In this part we show how the common terms of the spin Hamiltonian can be written in the expanded form.

Zeeman interaction

Linear coupling with the magnetic field is usually written as

\[\mathcal{H} = \mu_B\boldsymbol{h}\sum_{\mu,\alpha} g_a \boldsymbol{S}_{\mu, \alpha}\]

This term can be written as the first term of the expanded form if one defines \(C_1 = 1\) and \(\boldsymbol{J}_1(\boldsymbol{r}_{\alpha}) = \mu_B\boldsymbol{h} g_a\).

On-site anisotropy

We take an example of the triaxial anisotropy, that can be written as

\[\mathcal{H} = \sum_{\mu,\alpha} \Bigl( K^x (S^x_{\mu,\alpha})^2 + K^y (S^y_{\mu,\alpha})^2 + K^z (S^z_{\mu,\alpha})^2 \Bigr)\]

This Hamiltonian can be written as the second term of the expanded form if one defines \(C_{2,1} = 1\) and

\[\begin{split}\boldsymbol{J}_{2,1}(\boldsymbol{r}_{\alpha}) = \begin{pmatrix} K^x & 0 & 0 \\ 0 & K^y & 0 \\ 0 & 0 & K^z \end{pmatrix}\end{split}\]

Exchange interaction

Bilinear exchange interaction with isotropic and Dzyaloshinskii-Moriya (DM) exchange can be written as

\[\mathcal{H} = \dfrac{1}{2} \sum_{\mu,\alpha} \sum_{\mu + \nu,\beta} \Bigl[ J^{iso}(\boldsymbol{r}_{\nu,\alpha\beta}) (\boldsymbol{S}_{\mu,\alpha} \cdot \boldsymbol{S}_{\mu+\nu,\beta}) + \boldsymbol{D}(\boldsymbol{r}_{\nu,\alpha\beta}) \cdot (\boldsymbol{S}_{\mu,\alpha} \times \boldsymbol{S}_{\mu+\nu,\beta}) \Bigr]\]

where \(\boldsymbol{D}(\boldsymbol{r}_{\nu,\alpha\beta})\) is a DM vector. This Hamiltonian can be written as the third term of the expanded form if one defines \(C_{2,2} = 1/2\) and

\[\begin{split}J_{2,2}(\boldsymbol{r}_{\nu,\alpha\beta}) = \begin{pmatrix} J^{iso}(\boldsymbol{r}_{\nu,\alpha\beta}) & D^z(\boldsymbol{r}_{\nu,\alpha\beta}) & -D^y(\boldsymbol{r}_{\nu,\alpha\beta}) \\ -D^z(\boldsymbol{r}_{\nu,\alpha\beta}) & J^{iso}(\boldsymbol{r}_{\nu,\alpha\beta}) & D^x(\boldsymbol{r}_{\nu,\alpha\beta}) \\ D^y(\boldsymbol{r}_{\nu,\alpha\beta}) & -D^x(\boldsymbol{r}_{\nu,\alpha\beta}) & J^{iso}(\boldsymbol{r}_{\nu,\alpha\beta}) \end{pmatrix}\end{split}\]

Biquadratic exchange

Isotropic biquadratic exchange interaction can be written as

\[\mathcal{H} = \sum_{\mu,\alpha} \sum_{\mu + \nu,\beta} J(\boldsymbol{r}_{\nu,\alpha\beta}) (\boldsymbol{S}_{\mu,\alpha} \cdot \boldsymbol{S}_{\mu+\nu,\beta})^2\]
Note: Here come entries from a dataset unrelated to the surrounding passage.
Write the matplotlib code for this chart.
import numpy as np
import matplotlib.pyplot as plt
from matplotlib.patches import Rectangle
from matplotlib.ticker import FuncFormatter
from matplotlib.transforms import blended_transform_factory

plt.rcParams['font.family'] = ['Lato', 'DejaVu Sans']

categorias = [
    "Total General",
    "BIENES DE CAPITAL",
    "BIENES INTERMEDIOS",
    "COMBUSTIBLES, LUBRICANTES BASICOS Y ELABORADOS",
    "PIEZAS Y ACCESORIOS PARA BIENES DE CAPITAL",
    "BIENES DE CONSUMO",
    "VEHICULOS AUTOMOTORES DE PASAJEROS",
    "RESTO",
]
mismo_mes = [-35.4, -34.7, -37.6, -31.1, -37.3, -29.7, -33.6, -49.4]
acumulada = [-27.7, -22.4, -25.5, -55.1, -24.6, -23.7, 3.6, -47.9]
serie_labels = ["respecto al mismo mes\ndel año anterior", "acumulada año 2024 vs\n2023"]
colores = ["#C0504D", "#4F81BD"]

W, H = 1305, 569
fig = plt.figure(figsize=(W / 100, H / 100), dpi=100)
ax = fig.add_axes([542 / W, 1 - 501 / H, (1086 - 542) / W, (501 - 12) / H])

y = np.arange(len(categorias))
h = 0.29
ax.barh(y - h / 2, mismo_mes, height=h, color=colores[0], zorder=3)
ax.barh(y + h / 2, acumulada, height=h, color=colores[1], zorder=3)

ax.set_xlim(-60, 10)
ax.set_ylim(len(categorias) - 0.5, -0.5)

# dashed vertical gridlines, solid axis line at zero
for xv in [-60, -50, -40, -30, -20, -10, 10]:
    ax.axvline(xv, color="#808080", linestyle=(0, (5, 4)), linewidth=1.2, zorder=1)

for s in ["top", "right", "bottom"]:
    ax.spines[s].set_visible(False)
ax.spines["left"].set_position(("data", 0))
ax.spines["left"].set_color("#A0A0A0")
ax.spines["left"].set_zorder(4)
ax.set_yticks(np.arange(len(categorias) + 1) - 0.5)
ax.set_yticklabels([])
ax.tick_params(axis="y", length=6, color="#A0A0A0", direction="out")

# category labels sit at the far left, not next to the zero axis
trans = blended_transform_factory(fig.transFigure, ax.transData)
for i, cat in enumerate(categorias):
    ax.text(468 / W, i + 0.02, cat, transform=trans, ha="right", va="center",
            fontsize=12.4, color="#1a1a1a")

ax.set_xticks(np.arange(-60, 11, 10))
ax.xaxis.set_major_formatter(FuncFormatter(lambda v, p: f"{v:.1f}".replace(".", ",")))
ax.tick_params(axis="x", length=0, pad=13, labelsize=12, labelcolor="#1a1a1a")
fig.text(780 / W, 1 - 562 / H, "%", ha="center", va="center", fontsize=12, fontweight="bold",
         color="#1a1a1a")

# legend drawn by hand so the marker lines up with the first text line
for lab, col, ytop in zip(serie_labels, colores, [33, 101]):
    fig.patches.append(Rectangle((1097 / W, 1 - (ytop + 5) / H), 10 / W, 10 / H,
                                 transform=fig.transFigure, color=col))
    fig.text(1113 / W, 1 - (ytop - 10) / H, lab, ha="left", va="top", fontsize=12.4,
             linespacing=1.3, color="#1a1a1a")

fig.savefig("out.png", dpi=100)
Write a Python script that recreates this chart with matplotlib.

This Hamiltonian can be written as the ninth term of the expanded form is one defines \(C_{4,2,2} = 1\) and tensor \(\boldsymbol{J}_{4,2,2}(\boldsymbol{r}_{\nu,\alpha\beta})\) such as \(J_{4,2,2}^{ijuv}(\boldsymbol{r}_{\nu,\alpha\beta}) = J(\boldsymbol{r}_{\nu,\alpha\beta})\) if \((ijuv)\) is one of

\[\begin{split}\begin{matrix} (xxxx), & (xyxy), & (xzxz), \\ (yxyx), & (yyyy), & (yzyz), \\ (zxzx), & (zyzy), & (yyyy) \end{matrix}\end{split}\]

and \(J_{4,2,2}^{ijuv}(\boldsymbol{r}_{\nu,\alpha\beta}) = 0\) otherwise.